Code that draws figures
☆ ☆ ☆

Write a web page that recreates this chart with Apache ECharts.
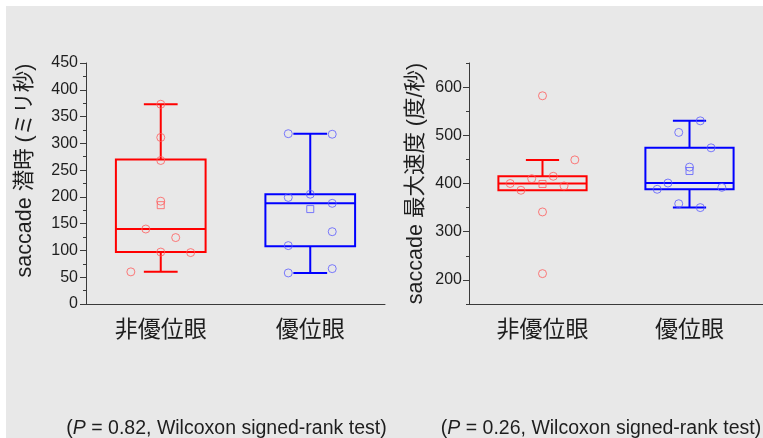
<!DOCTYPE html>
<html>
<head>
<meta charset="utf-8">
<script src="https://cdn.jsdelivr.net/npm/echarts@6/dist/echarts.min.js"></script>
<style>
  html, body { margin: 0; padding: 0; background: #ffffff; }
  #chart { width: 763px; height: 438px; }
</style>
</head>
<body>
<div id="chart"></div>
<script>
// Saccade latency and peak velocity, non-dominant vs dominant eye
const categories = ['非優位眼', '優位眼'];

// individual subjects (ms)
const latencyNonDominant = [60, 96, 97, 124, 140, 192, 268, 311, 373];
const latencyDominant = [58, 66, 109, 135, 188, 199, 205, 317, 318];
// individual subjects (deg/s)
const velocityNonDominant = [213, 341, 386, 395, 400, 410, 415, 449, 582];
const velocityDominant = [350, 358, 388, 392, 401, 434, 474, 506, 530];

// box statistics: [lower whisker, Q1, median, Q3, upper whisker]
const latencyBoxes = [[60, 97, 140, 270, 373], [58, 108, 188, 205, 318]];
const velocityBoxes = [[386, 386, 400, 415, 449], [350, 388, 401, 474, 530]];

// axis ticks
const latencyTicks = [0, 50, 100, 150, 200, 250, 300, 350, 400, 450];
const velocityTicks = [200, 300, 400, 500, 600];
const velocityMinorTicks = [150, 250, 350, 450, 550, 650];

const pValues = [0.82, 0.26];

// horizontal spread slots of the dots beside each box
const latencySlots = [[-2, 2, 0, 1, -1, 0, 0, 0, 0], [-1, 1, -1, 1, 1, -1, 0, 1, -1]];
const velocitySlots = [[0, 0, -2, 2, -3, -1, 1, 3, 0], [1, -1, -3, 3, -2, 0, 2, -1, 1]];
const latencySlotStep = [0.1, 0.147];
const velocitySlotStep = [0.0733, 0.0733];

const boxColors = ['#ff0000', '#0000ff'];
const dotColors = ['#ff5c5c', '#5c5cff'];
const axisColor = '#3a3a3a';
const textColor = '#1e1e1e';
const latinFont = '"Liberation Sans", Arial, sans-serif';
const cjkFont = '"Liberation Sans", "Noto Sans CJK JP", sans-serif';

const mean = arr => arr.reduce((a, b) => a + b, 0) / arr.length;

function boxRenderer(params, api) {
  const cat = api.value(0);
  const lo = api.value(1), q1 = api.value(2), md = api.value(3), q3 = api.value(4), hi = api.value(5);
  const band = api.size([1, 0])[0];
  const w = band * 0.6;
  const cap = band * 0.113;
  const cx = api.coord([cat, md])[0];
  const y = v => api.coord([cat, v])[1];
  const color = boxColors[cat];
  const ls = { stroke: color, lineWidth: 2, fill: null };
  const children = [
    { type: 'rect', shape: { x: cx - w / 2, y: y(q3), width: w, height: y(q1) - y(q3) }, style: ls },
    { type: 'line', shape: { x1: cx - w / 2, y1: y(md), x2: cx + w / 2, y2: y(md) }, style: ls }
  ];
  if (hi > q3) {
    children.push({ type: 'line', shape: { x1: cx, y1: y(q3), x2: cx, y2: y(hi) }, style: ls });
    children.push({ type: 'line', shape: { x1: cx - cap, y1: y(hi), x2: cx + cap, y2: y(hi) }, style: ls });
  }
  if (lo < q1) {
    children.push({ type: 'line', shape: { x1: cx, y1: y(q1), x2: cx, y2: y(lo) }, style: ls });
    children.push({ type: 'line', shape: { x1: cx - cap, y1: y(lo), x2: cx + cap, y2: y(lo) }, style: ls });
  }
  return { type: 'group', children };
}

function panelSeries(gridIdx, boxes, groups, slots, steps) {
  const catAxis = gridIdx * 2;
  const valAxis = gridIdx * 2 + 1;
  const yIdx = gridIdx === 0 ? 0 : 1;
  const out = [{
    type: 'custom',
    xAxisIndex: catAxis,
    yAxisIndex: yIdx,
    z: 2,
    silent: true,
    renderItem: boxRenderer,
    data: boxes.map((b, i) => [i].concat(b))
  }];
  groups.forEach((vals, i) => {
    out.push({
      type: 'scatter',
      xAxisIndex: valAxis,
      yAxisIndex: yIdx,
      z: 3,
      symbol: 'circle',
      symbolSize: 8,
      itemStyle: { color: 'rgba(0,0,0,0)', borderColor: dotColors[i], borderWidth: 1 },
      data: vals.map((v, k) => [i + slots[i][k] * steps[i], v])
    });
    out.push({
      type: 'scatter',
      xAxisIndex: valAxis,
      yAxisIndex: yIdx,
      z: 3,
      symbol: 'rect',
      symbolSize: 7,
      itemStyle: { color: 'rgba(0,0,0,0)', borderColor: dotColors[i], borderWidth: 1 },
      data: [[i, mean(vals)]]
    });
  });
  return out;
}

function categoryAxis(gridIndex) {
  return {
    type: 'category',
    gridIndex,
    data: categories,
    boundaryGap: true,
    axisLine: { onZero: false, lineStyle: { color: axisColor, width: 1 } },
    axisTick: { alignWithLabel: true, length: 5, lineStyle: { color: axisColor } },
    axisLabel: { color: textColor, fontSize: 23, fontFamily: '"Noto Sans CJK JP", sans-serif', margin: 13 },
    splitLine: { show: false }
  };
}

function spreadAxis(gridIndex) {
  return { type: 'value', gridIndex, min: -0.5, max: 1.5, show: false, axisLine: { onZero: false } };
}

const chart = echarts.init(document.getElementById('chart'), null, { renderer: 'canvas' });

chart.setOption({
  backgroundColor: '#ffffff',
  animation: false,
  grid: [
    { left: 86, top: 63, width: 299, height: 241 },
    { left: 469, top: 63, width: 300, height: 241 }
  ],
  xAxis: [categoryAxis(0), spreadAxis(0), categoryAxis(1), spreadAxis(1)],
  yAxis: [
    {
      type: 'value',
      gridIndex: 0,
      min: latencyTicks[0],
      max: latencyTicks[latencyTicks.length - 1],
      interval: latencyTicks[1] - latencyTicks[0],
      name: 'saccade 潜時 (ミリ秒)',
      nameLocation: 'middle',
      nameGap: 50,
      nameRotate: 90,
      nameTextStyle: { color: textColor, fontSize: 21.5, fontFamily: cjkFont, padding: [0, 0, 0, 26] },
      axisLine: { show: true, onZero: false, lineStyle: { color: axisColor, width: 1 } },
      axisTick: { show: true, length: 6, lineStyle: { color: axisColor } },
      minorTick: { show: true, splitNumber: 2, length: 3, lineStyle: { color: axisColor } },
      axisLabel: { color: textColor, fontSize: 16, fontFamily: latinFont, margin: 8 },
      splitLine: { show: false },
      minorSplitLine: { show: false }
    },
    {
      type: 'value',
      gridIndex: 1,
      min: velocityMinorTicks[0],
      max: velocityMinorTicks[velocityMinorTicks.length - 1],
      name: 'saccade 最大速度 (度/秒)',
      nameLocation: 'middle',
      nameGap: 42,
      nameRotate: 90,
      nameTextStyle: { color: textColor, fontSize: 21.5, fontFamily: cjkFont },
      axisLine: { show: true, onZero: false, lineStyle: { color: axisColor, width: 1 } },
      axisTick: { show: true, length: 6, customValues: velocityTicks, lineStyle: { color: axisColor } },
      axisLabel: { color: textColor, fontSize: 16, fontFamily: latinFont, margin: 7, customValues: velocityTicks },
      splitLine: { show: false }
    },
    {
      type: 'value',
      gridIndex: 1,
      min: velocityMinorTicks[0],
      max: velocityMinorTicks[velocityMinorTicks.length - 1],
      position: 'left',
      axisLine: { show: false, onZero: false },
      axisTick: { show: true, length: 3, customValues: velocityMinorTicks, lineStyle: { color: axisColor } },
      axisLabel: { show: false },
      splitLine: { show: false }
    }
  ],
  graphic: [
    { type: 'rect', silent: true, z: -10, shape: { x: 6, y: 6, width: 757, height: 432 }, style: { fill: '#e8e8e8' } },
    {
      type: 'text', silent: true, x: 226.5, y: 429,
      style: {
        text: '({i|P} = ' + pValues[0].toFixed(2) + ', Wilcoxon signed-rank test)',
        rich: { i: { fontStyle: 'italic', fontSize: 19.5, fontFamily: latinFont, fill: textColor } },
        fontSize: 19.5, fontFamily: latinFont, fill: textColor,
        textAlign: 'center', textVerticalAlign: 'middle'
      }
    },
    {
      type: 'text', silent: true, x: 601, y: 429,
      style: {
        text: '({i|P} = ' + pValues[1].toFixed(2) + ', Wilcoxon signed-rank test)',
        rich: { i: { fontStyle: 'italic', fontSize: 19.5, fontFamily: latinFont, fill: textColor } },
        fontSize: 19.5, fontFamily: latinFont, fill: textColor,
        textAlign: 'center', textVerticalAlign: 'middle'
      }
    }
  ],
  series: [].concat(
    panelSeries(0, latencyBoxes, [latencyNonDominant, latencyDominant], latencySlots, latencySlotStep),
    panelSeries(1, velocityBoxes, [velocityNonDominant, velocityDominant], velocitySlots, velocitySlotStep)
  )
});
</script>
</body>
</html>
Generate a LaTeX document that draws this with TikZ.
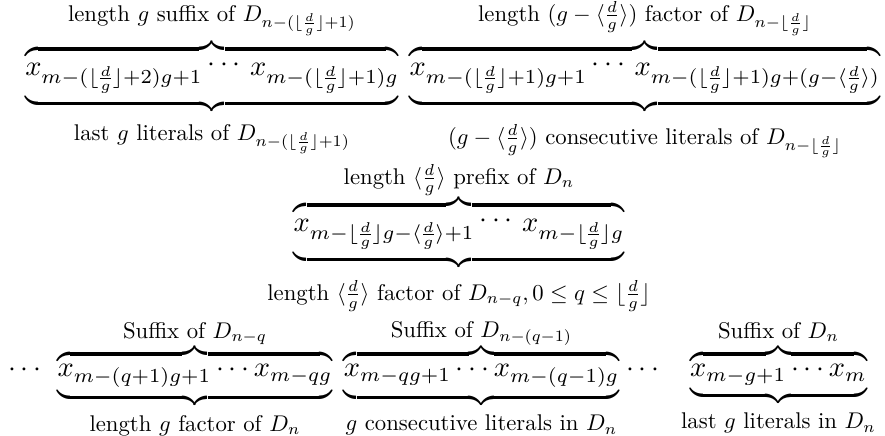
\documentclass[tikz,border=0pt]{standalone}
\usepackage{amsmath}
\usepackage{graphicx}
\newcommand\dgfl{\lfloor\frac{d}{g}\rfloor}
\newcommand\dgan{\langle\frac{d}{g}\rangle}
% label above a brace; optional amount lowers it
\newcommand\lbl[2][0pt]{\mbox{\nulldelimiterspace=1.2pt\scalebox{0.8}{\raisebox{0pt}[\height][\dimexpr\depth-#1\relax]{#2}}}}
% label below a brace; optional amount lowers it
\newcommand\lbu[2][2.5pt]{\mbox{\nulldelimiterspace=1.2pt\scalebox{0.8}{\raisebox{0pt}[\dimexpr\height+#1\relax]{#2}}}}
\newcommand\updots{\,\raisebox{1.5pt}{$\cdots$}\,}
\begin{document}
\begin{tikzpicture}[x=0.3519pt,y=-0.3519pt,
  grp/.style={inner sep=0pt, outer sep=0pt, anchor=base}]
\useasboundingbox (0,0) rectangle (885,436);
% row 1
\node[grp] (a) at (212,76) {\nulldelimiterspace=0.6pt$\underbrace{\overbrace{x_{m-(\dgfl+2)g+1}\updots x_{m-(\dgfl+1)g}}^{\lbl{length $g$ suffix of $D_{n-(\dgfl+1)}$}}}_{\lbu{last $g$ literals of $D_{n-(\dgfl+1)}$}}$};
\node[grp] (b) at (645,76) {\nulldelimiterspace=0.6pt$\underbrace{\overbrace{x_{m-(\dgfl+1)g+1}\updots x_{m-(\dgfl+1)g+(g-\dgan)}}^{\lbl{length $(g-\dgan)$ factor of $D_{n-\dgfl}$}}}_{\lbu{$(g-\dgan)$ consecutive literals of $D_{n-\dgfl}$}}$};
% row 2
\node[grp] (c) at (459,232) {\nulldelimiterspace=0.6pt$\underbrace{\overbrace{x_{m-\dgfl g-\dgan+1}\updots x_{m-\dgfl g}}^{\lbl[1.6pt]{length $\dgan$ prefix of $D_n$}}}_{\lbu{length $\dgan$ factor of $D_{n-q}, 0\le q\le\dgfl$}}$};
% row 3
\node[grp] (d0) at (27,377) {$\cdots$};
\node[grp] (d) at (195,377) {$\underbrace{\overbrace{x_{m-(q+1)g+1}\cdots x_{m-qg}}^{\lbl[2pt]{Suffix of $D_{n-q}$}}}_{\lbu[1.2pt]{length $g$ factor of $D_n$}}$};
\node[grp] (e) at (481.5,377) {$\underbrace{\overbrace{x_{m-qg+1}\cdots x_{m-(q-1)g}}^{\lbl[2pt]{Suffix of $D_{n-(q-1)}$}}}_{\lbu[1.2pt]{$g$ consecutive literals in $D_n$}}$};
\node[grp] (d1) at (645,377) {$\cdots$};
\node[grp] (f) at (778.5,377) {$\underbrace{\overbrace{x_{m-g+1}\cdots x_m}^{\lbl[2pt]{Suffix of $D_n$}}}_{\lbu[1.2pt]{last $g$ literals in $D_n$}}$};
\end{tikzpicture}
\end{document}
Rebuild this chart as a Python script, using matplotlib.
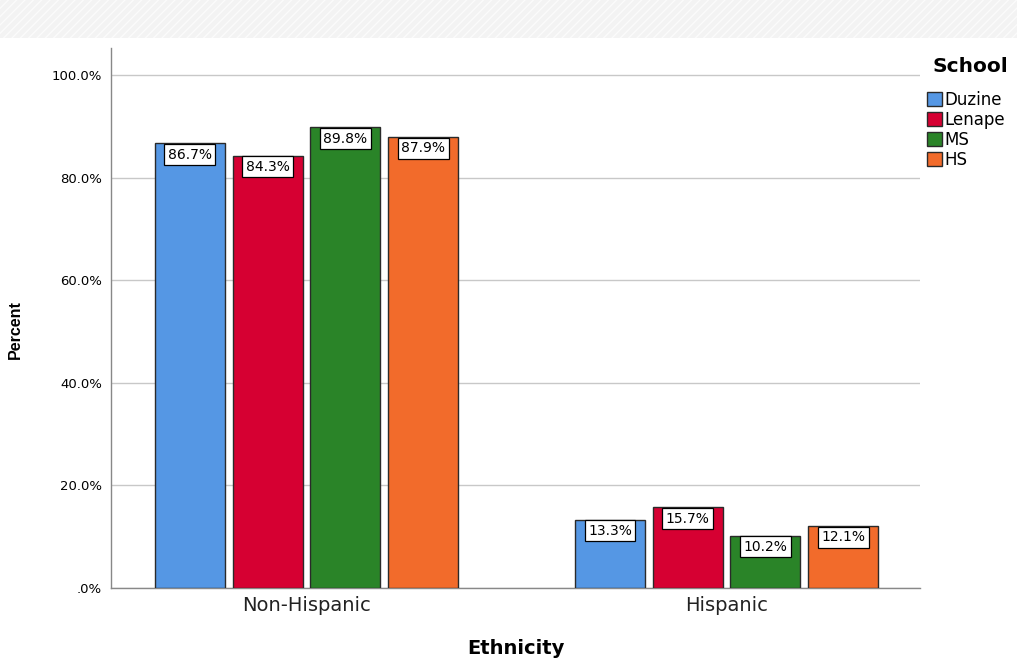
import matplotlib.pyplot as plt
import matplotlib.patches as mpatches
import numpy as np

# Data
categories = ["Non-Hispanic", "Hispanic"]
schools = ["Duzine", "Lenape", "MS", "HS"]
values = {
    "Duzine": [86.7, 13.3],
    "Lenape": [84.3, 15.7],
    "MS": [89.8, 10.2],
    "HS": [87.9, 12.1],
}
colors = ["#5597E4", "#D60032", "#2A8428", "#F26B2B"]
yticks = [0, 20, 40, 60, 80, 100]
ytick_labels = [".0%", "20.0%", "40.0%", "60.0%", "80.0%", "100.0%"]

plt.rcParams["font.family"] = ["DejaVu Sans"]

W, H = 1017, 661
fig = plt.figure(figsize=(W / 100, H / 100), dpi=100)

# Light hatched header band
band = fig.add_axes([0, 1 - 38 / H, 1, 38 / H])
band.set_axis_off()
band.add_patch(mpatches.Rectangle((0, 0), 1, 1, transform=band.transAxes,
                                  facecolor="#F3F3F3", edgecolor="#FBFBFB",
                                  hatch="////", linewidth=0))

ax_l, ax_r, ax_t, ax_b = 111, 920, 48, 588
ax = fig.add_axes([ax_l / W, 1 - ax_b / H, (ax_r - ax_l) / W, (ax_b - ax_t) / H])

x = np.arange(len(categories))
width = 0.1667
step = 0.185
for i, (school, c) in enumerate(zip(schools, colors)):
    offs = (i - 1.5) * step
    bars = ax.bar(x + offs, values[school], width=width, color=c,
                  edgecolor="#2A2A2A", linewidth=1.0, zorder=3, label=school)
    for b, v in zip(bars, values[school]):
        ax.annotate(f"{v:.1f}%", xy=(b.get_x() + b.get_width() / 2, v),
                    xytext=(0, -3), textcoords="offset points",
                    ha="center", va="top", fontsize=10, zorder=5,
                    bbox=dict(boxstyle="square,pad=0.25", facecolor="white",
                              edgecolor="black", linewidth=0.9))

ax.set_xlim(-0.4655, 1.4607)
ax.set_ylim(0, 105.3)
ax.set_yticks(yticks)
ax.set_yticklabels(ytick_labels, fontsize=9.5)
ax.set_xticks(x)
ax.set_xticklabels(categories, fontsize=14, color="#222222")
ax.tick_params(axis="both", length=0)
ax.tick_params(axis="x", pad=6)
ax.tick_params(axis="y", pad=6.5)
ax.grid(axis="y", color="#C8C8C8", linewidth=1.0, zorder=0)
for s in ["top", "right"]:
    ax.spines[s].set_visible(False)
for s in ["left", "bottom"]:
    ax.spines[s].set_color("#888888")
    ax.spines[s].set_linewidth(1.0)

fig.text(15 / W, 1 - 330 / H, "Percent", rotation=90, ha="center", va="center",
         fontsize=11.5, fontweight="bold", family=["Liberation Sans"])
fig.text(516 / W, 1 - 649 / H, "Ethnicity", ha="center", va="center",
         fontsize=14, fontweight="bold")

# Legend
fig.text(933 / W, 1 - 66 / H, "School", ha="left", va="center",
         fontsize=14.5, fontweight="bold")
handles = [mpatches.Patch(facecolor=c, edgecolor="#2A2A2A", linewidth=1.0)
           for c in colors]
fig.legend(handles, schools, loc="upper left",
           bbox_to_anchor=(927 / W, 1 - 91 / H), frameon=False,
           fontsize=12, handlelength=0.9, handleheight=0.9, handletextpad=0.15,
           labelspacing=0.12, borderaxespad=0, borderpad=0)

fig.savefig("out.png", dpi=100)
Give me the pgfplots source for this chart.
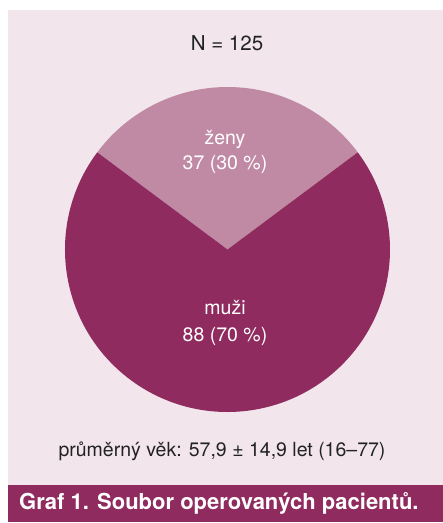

☆ ☆ ☆

**Aim of the exercise**
Copy out only the lines from the one containing "Rebuild this chart" through the one containing "import numpy as np", exactly, with both ends. Any picture is left out.

**Answer below**
Rebuild this chart as a Python script, using matplotlib.
import matplotlib.pyplot as plt
import matplotlib.patches as mpatches
import numpy as np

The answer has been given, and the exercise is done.